Lessons from provincial politics
Bakhmut has been part of teams that have driven an innovation agenda before.
For the last three years he served as a senior policy advisor in Alberta’s Ministry of Technology and Innovation, a role that put him at the centre of efforts to modernize how services are delivered and how emerging technologies like artificial intelligence can be adopted responsibly.
He says the experience taught him both the potential and the challenges of digital transformation.
“One of the reasons we were able to make a lot of progress in the province was strong support from the top,” he explains. You need buy-in from the bottom and support from the top, and you have to work on it frequently, keep focused, and be consistent.”
Just as important, he adds, was learning how to work with the public service itself.
“It takes a lot of people to introduce change and you have to get them on board,” he says. “Transforming government is not easy.”
For Bakhmut, those lessons translate directly to the municipal level. Edmonton’s challenges with outdated systems and slow processes, he argues, are not so different from what he saw at the provincial level. The difference is scale, and the mayor needs to set the tone and collaborate with city council as a team sport.
Photo courtesy of Paul Bakhmut
Rethinking opportunity in the city of champions
As our conversation turned to Edmonton’s future, Bakhmut pointed to opportunities the city has overlooked.
He describes a recent visit to the Edmonton Energy and Technology Park, a 49-square-kilometre parcel of land on the city’s edge that was conceived in 2008 as a hub for industry and research. More than 15 years later, the site remains largely undeveloped.
“I went there to see it firsthand. I saw fields. I saw some cows. I saw transmission lines. But there’s nothing there. There’s nothing there.”
For Bakhmut, that land is a metaphor for Edmonton. He says the city has strengths and assets, but it isn’t building on them or telling the story needed to attract investment. The site is a reminder of how the city has struggled to turn strategy into results, and he argues that stronger leadership is needed to close the gap between planning and delivery.

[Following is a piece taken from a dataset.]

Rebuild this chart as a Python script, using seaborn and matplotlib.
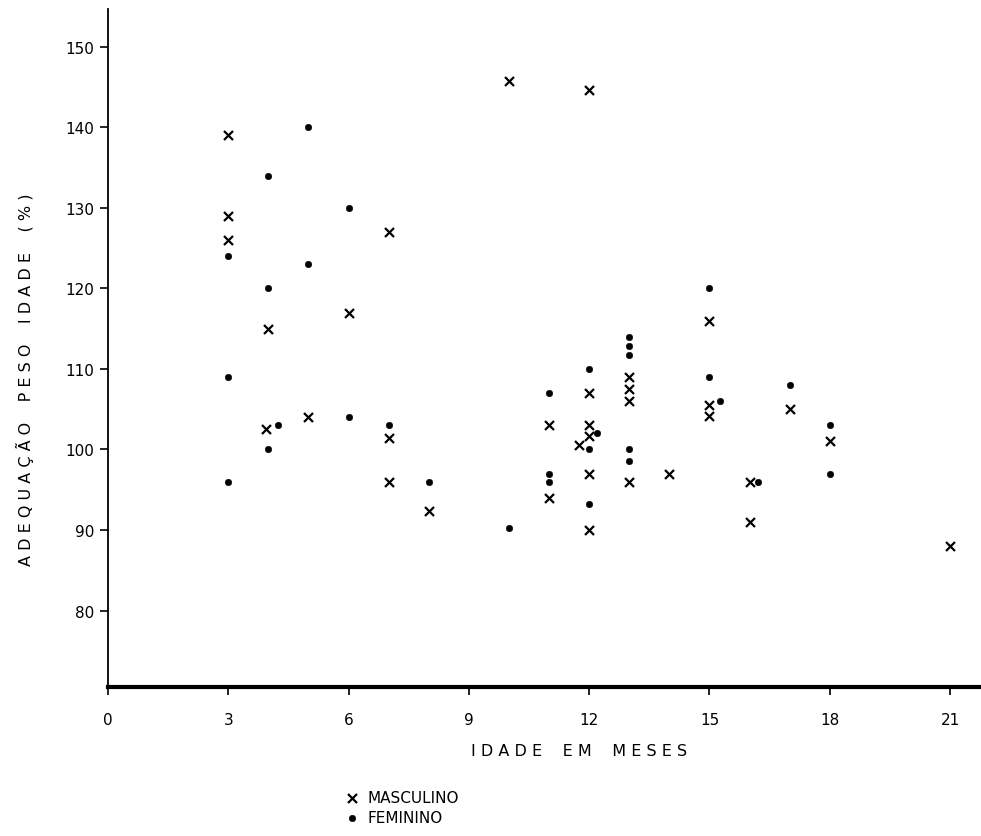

Bakhmut believes that some areas of focus for Edmonton to lead include advanced manufacturing, life sciences, semiconductors, and commercializing ideas from the deep research that happens in the city’s academic institutions.
The city’s future, he says, depends on leadership that is willing to modernize services, support entrepreneurship and position the city to compete globally.
“From a citizen’s perspective, people sometimes don’t have a clear line between which level of government provides which services,” he says. “They just want a great experience and they want services that are useful and usable regardless of which level of government or which department inside the government provides them.”
For Bakhmut, that means Edmonton’s next mayor will have to focus less on jurisdictional battles and more on making the city open, responsive, and attractive to new ideas.